On energy, Brazil can hope to entice German companies and their technology with its natural renewable energy resources, such as green hydrogen, rare earths, lithium, wind, and sun. And when it comes to multilateral institutions, Germany and Brazil intend to reform the UN Security Council together with the other two G4 nations, India and Japan.
But according to Latin America expert Claudia Zilla, of the German Institute for International and Security Affairs (SWP), Brazil’s vision of a reformed international order involves more than just gaining a permanent seat on the Security Council.

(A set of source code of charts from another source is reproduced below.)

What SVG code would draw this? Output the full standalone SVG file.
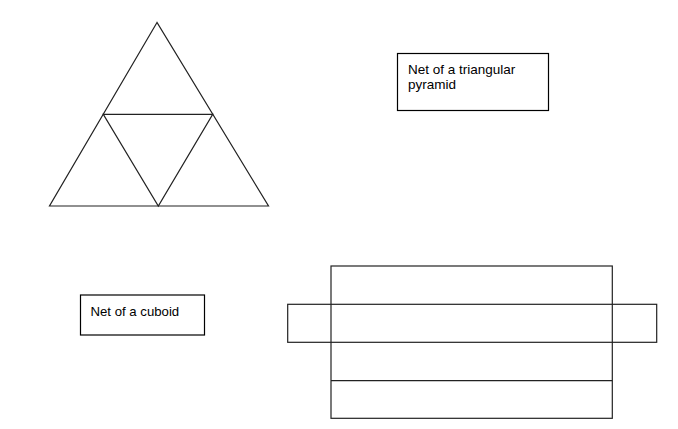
<svg xmlns="http://www.w3.org/2000/svg" width="678" height="429" viewBox="0 0 678 429">
<style>
.ln{fill:none;stroke:#222;stroke-width:1.2}
.bx{fill:#fff;stroke:#000;stroke-width:1.2}
.t{font-family:"Liberation Sans",Arial,sans-serif;font-size:13.5px;fill:#000}
</style>
<rect width="678" height="429" fill="#fff"/>
<g id="pyramid-net">
<polygon class="ln" points="157,22.5 49.5,206 268.5,206"/>
<polygon class="ln" points="103.3,114.3 212.7,114.3 158.3,206"/>
</g>
<g id="label-pyramid">
<rect class="bx" x="397.5" y="53.5" width="151" height="57"/>
<text class="t" x="408" y="74">Net of a triangular</text>
<text class="t" x="408" y="89">pyramid</text>
</g>
<g id="label-cuboid">
<rect class="bx" x="80.5" y="295" width="124" height="40"/>
<text class="t" x="90.5" y="315.5" style="font-size:13.2px">Net of a cuboid</text>
</g>
<g id="cuboid-net">
<rect class="ln" x="331" y="266" width="281.3" height="152.3"/>
<rect class="ln" x="287.7" y="304.3" width="369" height="38"/>
<line class="ln" x1="331" y1="380.7" x2="612.3" y2="380.7"/>
</g>
</svg>
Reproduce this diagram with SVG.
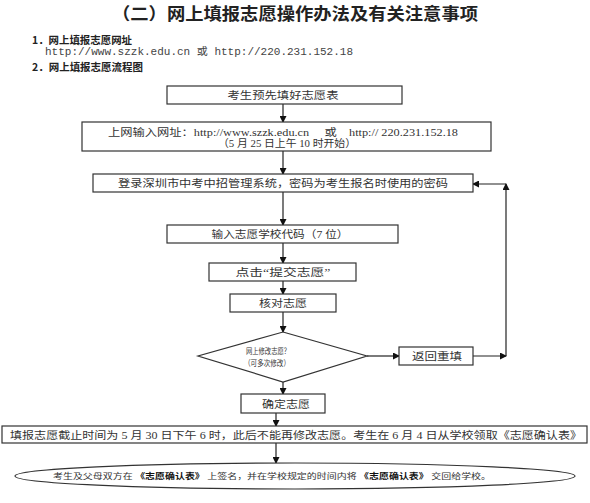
<svg xmlns="http://www.w3.org/2000/svg" width="590" height="503" viewBox="0 0 590 503">
<style>
.bg{fill:#fff}
.box{fill:#fff;stroke:#333;stroke-width:1.2}
.t{font-family:"Liberation Serif","Noto Sans CJK SC",serif;font-size:10.5px;fill:#333;text-anchor:middle;dominant-baseline:central}
.s{font-size:8px}
.h{font-family:"Noto Sans CJK SC",sans-serif;font-weight:bold;fill:#222}
.u{font-family:"Liberation Mono","Noto Sans CJK SC",monospace;font-size:10px;fill:#444}
.b{font-weight:bold;fill:#111}
.ln{stroke:#222;stroke-width:1.2;fill:none}
</style>
<defs>
<marker id="ah" markerWidth="7" markerHeight="7" refX="6" refY="3.5" orient="auto" markerUnits="userSpaceOnUse">
<path d="M0,0 L7,3.5 L0,7 Z" fill="#111"/>
</marker>
</defs>
<rect class="bg" width="590" height="503"/>
<g id="header">
<text class="h" x="295" y="12" font-size="17" text-anchor="middle" dominant-baseline="central" textLength="366" lengthAdjust="spacingAndGlyphs">（二）网上填报志愿操作办法及有关注意事项</text>
<text class="h" x="32" y="39" font-size="10.5" dominant-baseline="central" textLength="100" lengthAdjust="spacingAndGlyphs">1．网上填报志愿网址</text>
<text class="u" x="45" y="52" dominant-baseline="central" textLength="308" lengthAdjust="spacingAndGlyphs">http://www.szzk.edu.cn  或  http://220.231.152.18</text>
<text class="h" x="32" y="66" font-size="10.5" dominant-baseline="central" textLength="111" lengthAdjust="spacingAndGlyphs">2．网上填报志愿流程图</text>
</g>
<g id="connectors">
<line class="ln" x1="283" y1="104" x2="283" y2="122" marker-end="url(#ah)"/>
<line class="ln" x1="283" y1="151" x2="283" y2="174" marker-end="url(#ah)"/>
<line class="ln" x1="283" y1="192" x2="283" y2="225" marker-end="url(#ah)"/>
<line class="ln" x1="283" y1="243" x2="283" y2="263" marker-end="url(#ah)"/>
<line class="ln" x1="283" y1="281" x2="283" y2="294" marker-end="url(#ah)"/>
<line class="ln" x1="283" y1="312" x2="283" y2="332" marker-end="url(#ah)"/>
<line class="ln" x1="283" y1="382" x2="283" y2="394" marker-end="url(#ah)"/>
<line class="ln" x1="367" y1="356" x2="399" y2="356" marker-end="url(#ah)"/>
<line class="ln" x1="473" y1="356" x2="506" y2="356" marker-end="url(#ah)"/>
<line class="ln" x1="506" y1="356" x2="506" y2="184" marker-end="url(#ah)"/>
<line class="ln" x1="506" y1="184" x2="473" y2="184" marker-end="url(#ah)"/>
<line class="ln" x1="276" y1="413" x2="276" y2="426" marker-end="url(#ah)"/>
<line class="ln" x1="276" y1="443" x2="276" y2="463" marker-end="url(#ah)"/>
</g>
<g id="n1">
<rect class="box" x="167" y="86" width="235" height="18"/>
<text class="t" x="283" y="95" textLength="111" lengthAdjust="spacingAndGlyphs">考生预先填好志愿表</text>
</g>
<g id="n2">
<rect class="box" x="82" y="122" width="409" height="29"/>
<text class="t" x="283" y="132" textLength="350" lengthAdjust="spacingAndGlyphs">上网输入网址：http://www.szzk.edu.cn　 或　http:// 220.231.152.18</text>
<text class="t" x="287" y="143" textLength="138" lengthAdjust="spacingAndGlyphs">（5 月 25 日上午 10 时开始）</text>
</g>
<g id="n3">
<rect class="box" x="93" y="174" width="380" height="18"/>
<text class="t" x="283" y="183" textLength="330" lengthAdjust="spacingAndGlyphs">登录深圳市中考中招管理系统，密码为考生报名时使用的密码</text>
</g>
<g id="n4">
<rect class="box" x="167" y="225" width="231" height="18"/>
<text class="t" x="280" y="234" textLength="137" lengthAdjust="spacingAndGlyphs">输入志愿学校代码（7 位）</text>
</g>
<g id="n5">
<rect class="box" x="209" y="263" width="147" height="18"/>
<text class="t" x="283" y="272" textLength="95" lengthAdjust="spacingAndGlyphs">点击“提交志愿”</text>
</g>
<g id="n6">
<rect class="box" x="230" y="294" width="106" height="18"/>
<text class="t" x="283" y="303" textLength="48" lengthAdjust="spacingAndGlyphs">核对志愿</text>
</g>
<g id="n7">
<polygon class="box" points="283,332 367,356 283,382 198,356"/>
<text class="t s" x="268" y="351" textLength="44" lengthAdjust="spacingAndGlyphs">网上修改志愿？</text>
<text class="t s" x="267" y="363" textLength="46" lengthAdjust="spacingAndGlyphs">（可多次修改）</text>
</g>
<g id="n8">
<rect class="box" x="399" y="347" width="74" height="18"/>
<text class="t" x="437" y="356" textLength="50" lengthAdjust="spacingAndGlyphs">返回重填</text>
</g>
<g id="n9">
<rect class="box" x="241" y="394" width="84" height="19"/>
<text class="t" x="286" y="404" textLength="48" lengthAdjust="spacingAndGlyphs">确定志愿</text>
</g>
<g id="n10">
<rect class="box" x="2" y="426" width="585" height="17"/>
<text class="t" x="296" y="435" textLength="572" lengthAdjust="spacingAndGlyphs">填报志愿截止时间为 5 月 30 日下午 6 时，此后不能再修改志愿。考生在 6 月 4 日从学校领取《志愿确认表》</text>
</g>
<g id="n11">
<ellipse class="box" cx="295" cy="476" rx="280" ry="13"/>
<text class="t s" x="272" y="476" textLength="438" lengthAdjust="spacingAndGlyphs">考生及父母双方在 <tspan class="b">《志愿确认表》</tspan> 上签名，并在学校规定的时间内将 <tspan class="b">《志愿确认表》</tspan> 交回给学校。</text>
</g>
</svg>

“While Germany is taking an approach that aims to restore the liberal, rules-based international order, Brazil is advocating for reform, stressing the fact that the international order was, strictly speaking, never entirely liberal or rules-based, for example with the war in Iraq, the war on terror, or the regime change in Libya,” she told DW.
A competitor in China
According to a statement on the German Foreign Ministry website, “Brazil is the only country in Latin America with which Germany has had a strategic partnership since 2008. Brazil is Germany’s most important trading partner in South America.” But there is no such statement on the Brazilian government website, because in recent decades a different country has been investing much bigger sums in Latin America: China.
Today, a quarter of all Brazil’s imports and exports are with China, and transactions between the two countries are no longer conducted in US dollars, but in the local currencies, the real and the yuan. “China is buying in incredible quantities and investing a lot,” said Zilla. “It is therefore necessary for Germany to offer something of real significance, not in terms of quantity, because that is unfeasible, but in terms of quality. For example, as part of the EU’s Global Gateway Initiative (which aims to help developing countries build sustainable infrastructure), or by sharing technology and developing common social and environmental standards.”
Fresh start for EU-Mercosur trade agreement?
Both Lula and Scholz were alarmed by the recent victory of Javier Milei in the Argentinian presidential elections, who sharply criticized the free trade agreement between the EU and Mercosur — which comprises Argentina, Brazil, Uruguay, and Paraguay and represents a market of 715 million people — and even threatened to withdraw from the South American alliance.
As Lula and Scholz meet in Berlin, this will likely serve as an urgent wake-up call for them to finalize the political deal reached in 2019. For Brazil expert Oliver Stuenkel, the agreement would be a classic win-win situation.
“The environmental movements in Europe that oppose the agreement overlook the fact that the EU, unlike China, prioritizes the fight against deforestation,” he said. “It would immensely strengthen Germany’s and Europe’s presence in Brazil. It would also guarantee the future of Mercosur. And it would be a very important signal for free trade, globalization, and geopolitical integration.”